Setelah menjelaskan etika pergaulan suami istri dalam berumah tangga, maka pada ayat ini Allah menjelaskan etika seseorang terhadap ibu tirinya setelah ayahnya wafat. Dan janganlah kamu melakukan kebiasaan buruk sebagaimana yang dilakukan oleh sebagian masyarakat Jahiliah, yaitu menikahi perempuan-perempuan yang telah dinikahi oleh ayahmu baik ayah kandung maupun orang tua dari ayah atau ibu, kecuali kebiasaan tersebut dilakukan pada masa yang telah lampau ketika kamu masih dalam keadaan Jahiliah dan belum datang larangan tentang keharamannya.
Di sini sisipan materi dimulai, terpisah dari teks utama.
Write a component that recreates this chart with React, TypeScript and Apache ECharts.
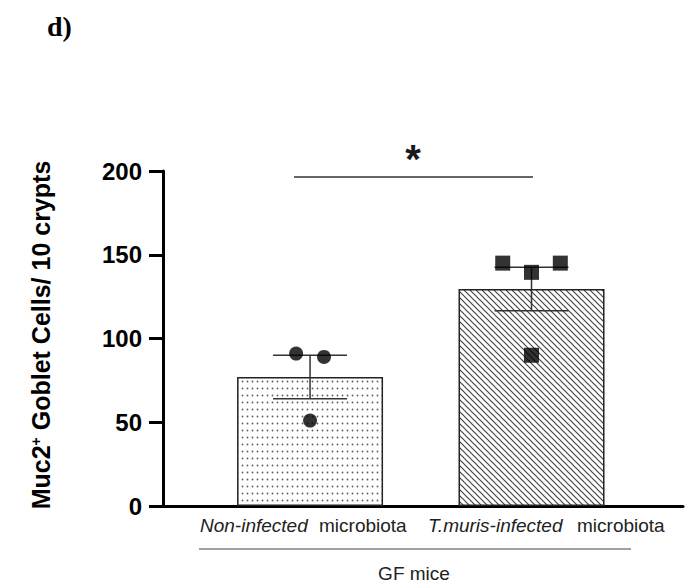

Setelah datangnya larangan itu, tindakan tersebut harus dihentikan. Sungguh, perbuatan menikahi istri-istri ayah (ibu tiri) itu merupakan tindakan buruk, sangat keji, dan dibenci oleh Allah. Dan pernikahan yang sangat tercela seperti itu merupakan seburuk-buruk jalan yang ditempuh untuk menyalurkan hasrat biologis. Apakah pantas bagi orang yang berakal sehat menikahi istri ayahnya setelah sang ayah wafat, padahal ia seperti ibu kandungnya sendiri?